What the task requires.
Omit every picture and return the rest of the data unaltered.

Recorded data.

---------------

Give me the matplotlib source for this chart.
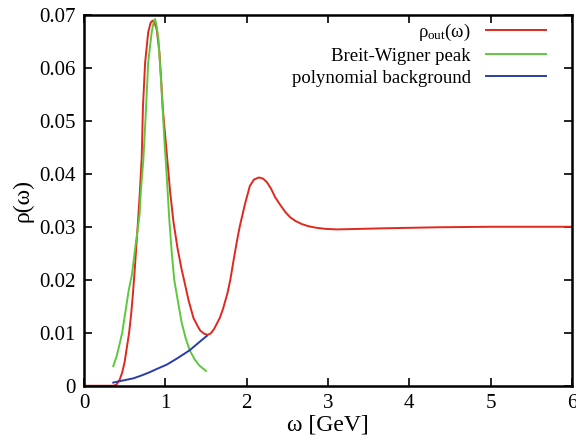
import matplotlib
matplotlib.use("Agg")
import matplotlib.pyplot as plt

plt.rcParams['font.family'] = ['Liberation Serif', 'DejaVu Serif']
plt.rcParams['mathtext.fontset'] = 'custom'
plt.rcParams['mathtext.rm'] = 'Liberation Serif'
plt.rcParams['mathtext.it'] = 'Liberation Serif'

# rho_out(omega)
w_out = [0.0, 0.2, 0.36, 0.40, 0.44, 0.47, 0.50, 0.53, 0.555, 0.58, 0.60, 0.62, 0.64,
         0.66, 0.685, 0.71, 0.725, 0.752, 0.79, 0.82, 0.845, 0.87, 0.895, 0.927, 0.95,
         0.968, 1.0, 1.025, 1.06, 1.10, 1.15, 1.20, 1.23, 1.285, 1.346, 1.40, 1.43, 1.48,
         1.52, 1.56, 1.60, 1.63, 1.67, 1.71, 1.765, 1.80, 1.84, 1.88, 1.915, 1.98, 2.04,
         2.09, 2.15, 2.20, 2.25, 2.30, 2.35, 2.41, 2.475, 2.535, 2.60, 2.68, 2.76, 2.86,
         2.97, 3.11, 3.40, 3.65, 4.0, 4.35, 5.0, 6.0]
rho_out = [0.0, 0.0, 0.0, 0.0002, 0.0012, 0.0025, 0.0045, 0.0075, 0.0100, 0.0135, 0.0170,
           0.0210, 0.0255, 0.0300, 0.0360, 0.0430, 0.0525, 0.0610, 0.0667, 0.0685, 0.0689,
           0.0684, 0.0672, 0.0630, 0.0575, 0.0525, 0.0470, 0.0426, 0.0365, 0.0310, 0.0260,
           0.0220, 0.0200, 0.0162, 0.0128, 0.0112, 0.0104, 0.0098, 0.0096, 0.0099, 0.0107,
           0.0116, 0.0128, 0.0145, 0.0175, 0.0200, 0.0237, 0.0272, 0.0300, 0.0343, 0.0377,
           0.0389, 0.0393, 0.0391, 0.0384, 0.0372, 0.0356, 0.0342, 0.0328, 0.0318, 0.0311,
           0.0305, 0.0301, 0.0298, 0.0296, 0.0295, 0.0296, 0.0297, 0.0298, 0.0299, 0.0300,
           0.0300]

# Breit-Wigner peak
w_bw = [0.36, 0.40, 0.44, 0.47, 0.505, 0.55, 0.59, 0.63, 0.665, 0.685, 0.70, 0.73, 0.763,
        0.79, 0.833, 0.855, 0.873, 0.89, 0.915, 0.944, 0.965, 0.99, 1.01, 1.05, 1.08, 1.11,
        1.16, 1.20, 1.25, 1.30, 1.36, 1.42, 1.50]
rho_bw = [0.0037, 0.0055, 0.0080, 0.0100, 0.0135, 0.0180, 0.0210, 0.0260, 0.0300, 0.0325,
          0.0369, 0.0426, 0.0523, 0.0611, 0.0667, 0.0685, 0.0692, 0.0682, 0.0655, 0.0585,
          0.0530, 0.0460, 0.0415, 0.0312, 0.0250, 0.0200, 0.0155, 0.0120, 0.0090, 0.0067,
          0.0050, 0.0038, 0.0028]

# polynomial background
w_bg = [0.36, 0.45, 0.607, 0.70, 0.80, 0.90, 1.02, 1.15, 1.30, 1.40, 1.51]
rho_bg = [0.0006, 0.0009, 0.0014, 0.0019, 0.0025, 0.0032, 0.0040, 0.0052, 0.0067, 0.0080,
          0.0094]

fig = plt.figure(figsize=(5.76, 4.47), dpi=100)
ax = fig.add_axes([0.1458, 0.137, 0.847, 0.830])

ax.plot(w_out, rho_out, color='#e0281e', lw=1.4, label=r'$\rho_{\rm out}(\omega)$')
ax.plot(w_bw, rho_bw, color='#5ec83c', lw=1.4, label='Breit-Wigner peak')
ax.plot(w_bg, rho_bg, color='#2a3ca8', lw=1.4, label='polynomial background')

ax.set_xlim(0, 6)
ax.set_ylim(0, 0.07)
ax.set_xticks([0, 1, 2, 3, 4, 5, 6])
ax.set_yticks([0, 0.01, 0.02, 0.03, 0.04, 0.05, 0.06, 0.07])
ax.set_yticklabels(['0', '0.01', '0.02', '0.03', '0.04', '0.05', '0.06', '0.07'])
ax.tick_params(direction='in', top=True, right=True, length=6, width=1.2,
               labelsize=15, pad=6)
for s in ax.spines.values():
    s.set_linewidth(1.8)

ax.set_xlabel('ω [GeV]', fontsize=17, labelpad=1)
ax.set_ylabel('ρ(ω)', fontsize=17, labelpad=4)

leg = ax.legend(loc='upper right', frameon=False, markerfirst=False, fontsize=13.5,
                handlelength=3.2, handletextpad=0.8, labelspacing=0.25,
                bbox_to_anchor=(0.981, 1.026))
for t in leg.get_texts():
    t.set_ha('right')

fig.savefig('out.png', dpi=100)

---------------

Result below.
Give me the matplotlib source for this chart.
import matplotlib
matplotlib.use("Agg")
import matplotlib.pyplot as plt

plt.rcParams['font.family'] = ['Liberation Serif', 'DejaVu Serif']
plt.rcParams['mathtext.fontset'] = 'custom'
plt.rcParams['mathtext.rm'] = 'Liberation Serif'
plt.rcParams['mathtext.it'] = 'Liberation Serif'

# rho_out(omega)
w_out = [0.0, 0.2, 0.36, 0.40, 0.44, 0.47, 0.50, 0.53, 0.555, 0.58, 0.60, 0.62, 0.64,
         0.66, 0.685, 0.71, 0.725, 0.752, 0.79, 0.82, 0.845, 0.87, 0.895, 0.927, 0.95,
         0.968, 1.0, 1.025, 1.06, 1.10, 1.15, 1.20, 1.23, 1.285, 1.346, 1.40, 1.43, 1.48,
         1.52, 1.56, 1.60, 1.63, 1.67, 1.71, 1.765, 1.80, 1.84, 1.88, 1.915, 1.98, 2.04,
         2.09, 2.15, 2.20, 2.25, 2.30, 2.35, 2.41, 2.475, 2.535, 2.60, 2.68, 2.76, 2.86,
         2.97, 3.11, 3.40, 3.65, 4.0, 4.35, 5.0, 6.0]
rho_out = [0.0, 0.0, 0.0, 0.0002, 0.0012, 0.0025, 0.0045, 0.0075, 0.0100, 0.0135, 0.0170,
           0.0210, 0.0255, 0.0300, 0.0360, 0.0430, 0.0525, 0.0610, 0.0667, 0.0685, 0.0689,
           0.0684, 0.0672, 0.0630, 0.0575, 0.0525, 0.0470, 0.0426, 0.0365, 0.0310, 0.0260,
           0.0220, 0.0200, 0.0162, 0.0128, 0.0112, 0.0104, 0.0098, 0.0096, 0.0099, 0.0107,
           0.0116, 0.0128, 0.0145, 0.0175, 0.0200, 0.0237, 0.0272, 0.0300, 0.0343, 0.0377,
           0.0389, 0.0393, 0.0391, 0.0384, 0.0372, 0.0356, 0.0342, 0.0328, 0.0318, 0.0311,
           0.0305, 0.0301, 0.0298, 0.0296, 0.0295, 0.0296, 0.0297, 0.0298, 0.0299, 0.0300,
           0.0300]

# Breit-Wigner peak
w_bw = [0.36, 0.40, 0.44, 0.47, 0.505, 0.55, 0.59, 0.63, 0.665, 0.685, 0.70, 0.73, 0.763,
        0.79, 0.833, 0.855, 0.873, 0.89, 0.915, 0.944, 0.965, 0.99, 1.01, 1.05, 1.08, 1.11,
        1.16, 1.20, 1.25, 1.30, 1.36, 1.42, 1.50]
rho_bw = [0.0037, 0.0055, 0.0080, 0.0100, 0.0135, 0.0180, 0.0210, 0.0260, 0.0300, 0.0325,
          0.0369, 0.0426, 0.0523, 0.0611, 0.0667, 0.0685, 0.0692, 0.0682, 0.0655, 0.0585,
          0.0530, 0.0460, 0.0415, 0.0312, 0.0250, 0.0200, 0.0155, 0.0120, 0.0090, 0.0067,
          0.0050, 0.0038, 0.0028]

# polynomial background
w_bg = [0.36, 0.45, 0.607, 0.70, 0.80, 0.90, 1.02, 1.15, 1.30, 1.40, 1.51]
rho_bg = [0.0006, 0.0009, 0.0014, 0.0019, 0.0025, 0.0032, 0.0040, 0.0052, 0.0067, 0.0080,
          0.0094]

fig = plt.figure(figsize=(5.76, 4.47), dpi=100)
ax = fig.add_axes([0.1458, 0.137, 0.847, 0.830])

ax.plot(w_out, rho_out, color='#e0281e', lw=1.4, label=r'$\rho_{\rm out}(\omega)$')
ax.plot(w_bw, rho_bw, color='#5ec83c', lw=1.4, label='Breit-Wigner peak')
ax.plot(w_bg, rho_bg, color='#2a3ca8', lw=1.4, label='polynomial background')

ax.set_xlim(0, 6)
ax.set_ylim(0, 0.07)
ax.set_xticks([0, 1, 2, 3, 4, 5, 6])
ax.set_yticks([0, 0.01, 0.02, 0.03, 0.04, 0.05, 0.06, 0.07])
ax.set_yticklabels(['0', '0.01', '0.02', '0.03', '0.04', '0.05', '0.06', '0.07'])
ax.tick_params(direction='in', top=True, right=True, length=6, width=1.2,
               labelsize=15, pad=6)
for s in ax.spines.values():
    s.set_linewidth(1.8)

ax.set_xlabel('ω [GeV]', fontsize=17, labelpad=1)
ax.set_ylabel('ρ(ω)', fontsize=17, labelpad=4)

leg = ax.legend(loc='upper right', frameon=False, markerfirst=False, fontsize=13.5,
                handlelength=3.2, handletextpad=0.8, labelspacing=0.25,
                bbox_to_anchor=(0.981, 1.026))
for t in leg.get_texts():
    t.set_ha('right')

fig.savefig('out.png', dpi=100)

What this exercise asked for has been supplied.